- **Problem**:
Look through the data below and work out how many lines contain the string "that". Give the number alone.

- **Stored data**:
=-=-=-=-=

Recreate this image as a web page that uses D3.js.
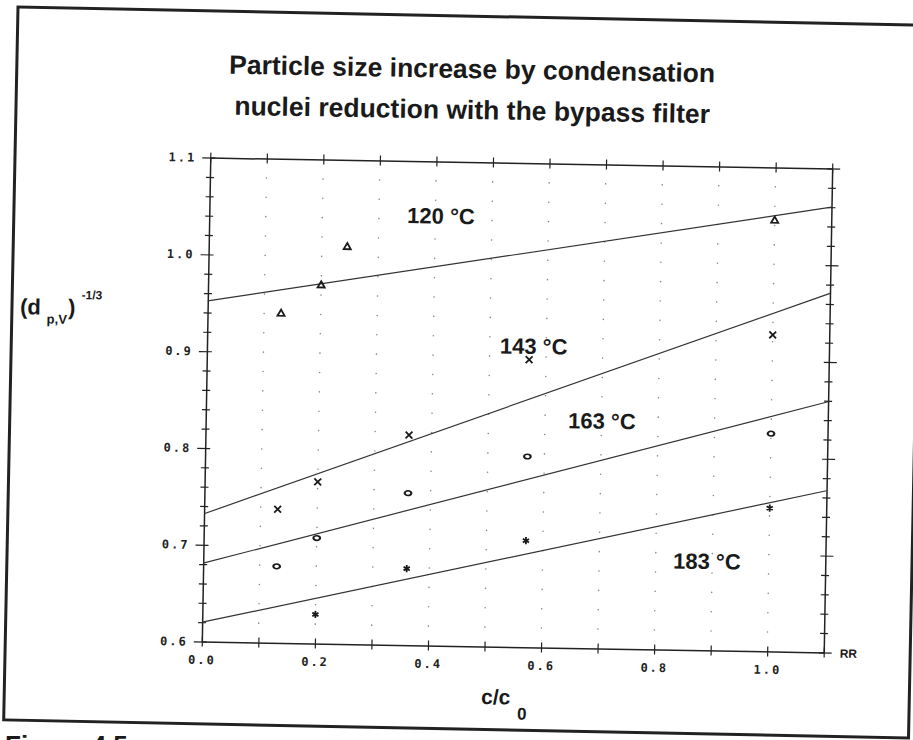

=-=-=-=-=

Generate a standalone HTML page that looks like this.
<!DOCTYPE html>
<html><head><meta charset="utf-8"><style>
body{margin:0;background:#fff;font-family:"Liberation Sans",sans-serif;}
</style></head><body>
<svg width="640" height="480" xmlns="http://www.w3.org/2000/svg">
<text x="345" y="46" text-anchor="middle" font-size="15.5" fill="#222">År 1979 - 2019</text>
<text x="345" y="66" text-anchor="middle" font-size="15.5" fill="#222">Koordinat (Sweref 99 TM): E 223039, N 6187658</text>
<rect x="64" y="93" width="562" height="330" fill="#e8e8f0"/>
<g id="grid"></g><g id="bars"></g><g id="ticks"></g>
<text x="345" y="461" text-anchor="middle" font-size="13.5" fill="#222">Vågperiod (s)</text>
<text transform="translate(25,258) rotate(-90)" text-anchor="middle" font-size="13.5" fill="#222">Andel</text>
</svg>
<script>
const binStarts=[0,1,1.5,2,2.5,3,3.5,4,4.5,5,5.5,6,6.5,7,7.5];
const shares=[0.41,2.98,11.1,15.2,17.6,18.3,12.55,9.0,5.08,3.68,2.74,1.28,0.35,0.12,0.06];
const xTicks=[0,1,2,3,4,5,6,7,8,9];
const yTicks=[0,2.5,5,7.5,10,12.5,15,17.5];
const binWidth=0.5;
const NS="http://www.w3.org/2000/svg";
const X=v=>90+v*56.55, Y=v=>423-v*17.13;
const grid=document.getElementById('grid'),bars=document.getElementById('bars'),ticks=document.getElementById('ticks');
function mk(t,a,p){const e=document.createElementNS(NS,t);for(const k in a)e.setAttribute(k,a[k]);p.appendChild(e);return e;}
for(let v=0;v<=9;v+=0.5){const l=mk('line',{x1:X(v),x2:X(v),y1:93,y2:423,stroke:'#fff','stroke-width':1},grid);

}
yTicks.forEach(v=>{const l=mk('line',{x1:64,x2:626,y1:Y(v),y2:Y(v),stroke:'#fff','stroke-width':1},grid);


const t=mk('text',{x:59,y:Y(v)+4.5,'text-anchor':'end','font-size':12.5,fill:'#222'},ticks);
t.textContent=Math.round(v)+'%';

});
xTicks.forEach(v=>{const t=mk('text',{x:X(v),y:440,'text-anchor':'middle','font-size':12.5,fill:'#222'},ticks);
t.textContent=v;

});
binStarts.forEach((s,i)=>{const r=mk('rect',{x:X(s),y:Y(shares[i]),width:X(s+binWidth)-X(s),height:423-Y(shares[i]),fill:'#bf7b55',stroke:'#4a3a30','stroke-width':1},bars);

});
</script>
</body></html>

=-=-=-=-=

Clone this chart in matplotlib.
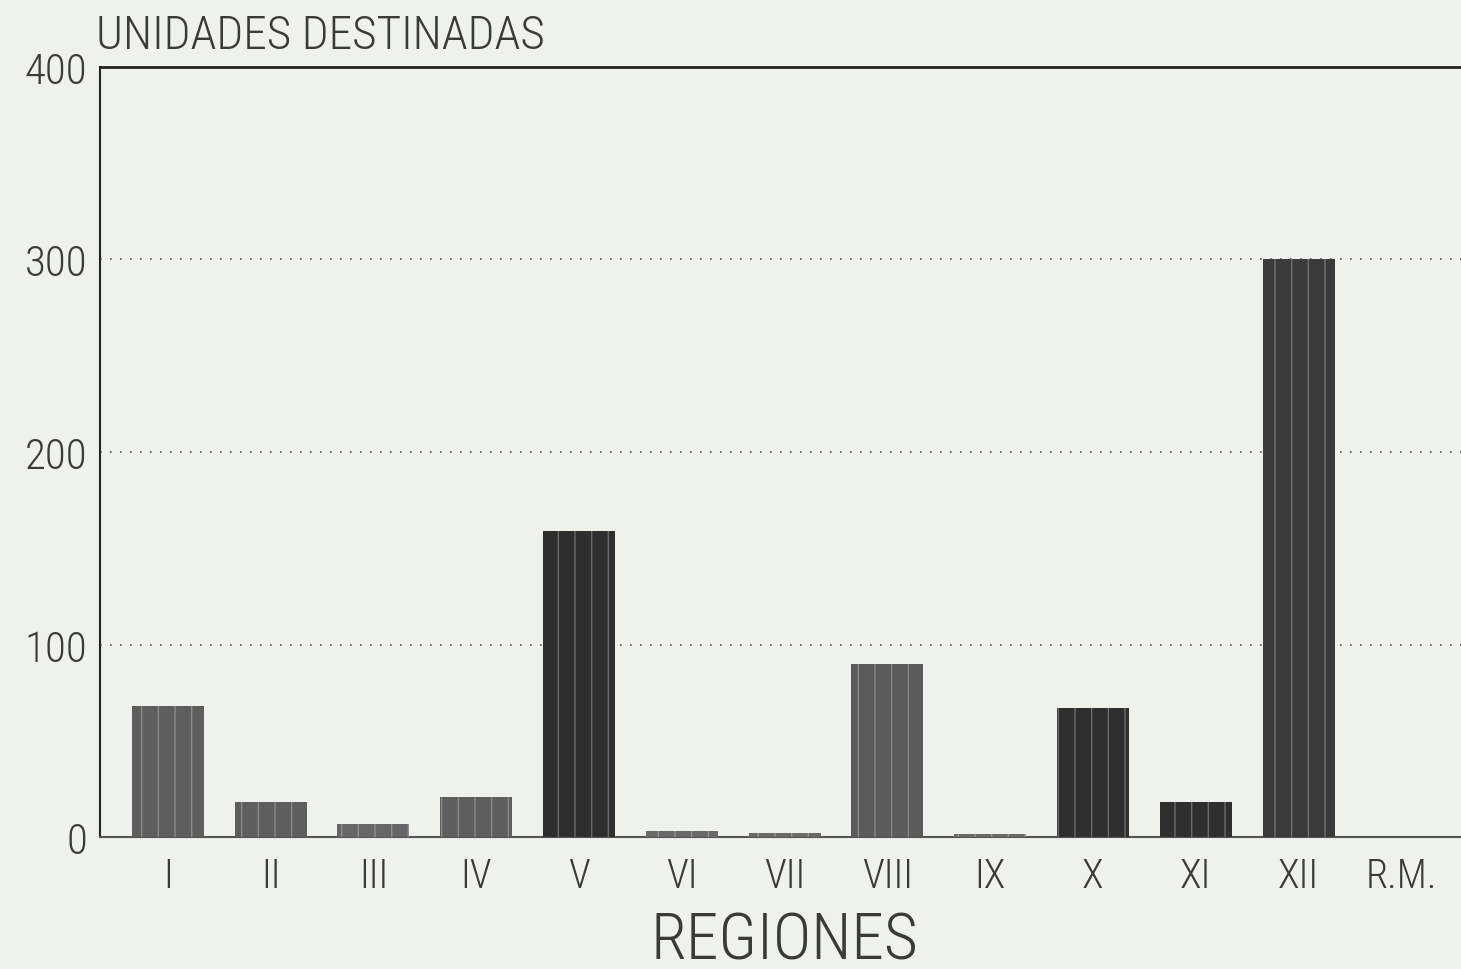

=-=-=-=-=

- **Answer to the exercise**:
2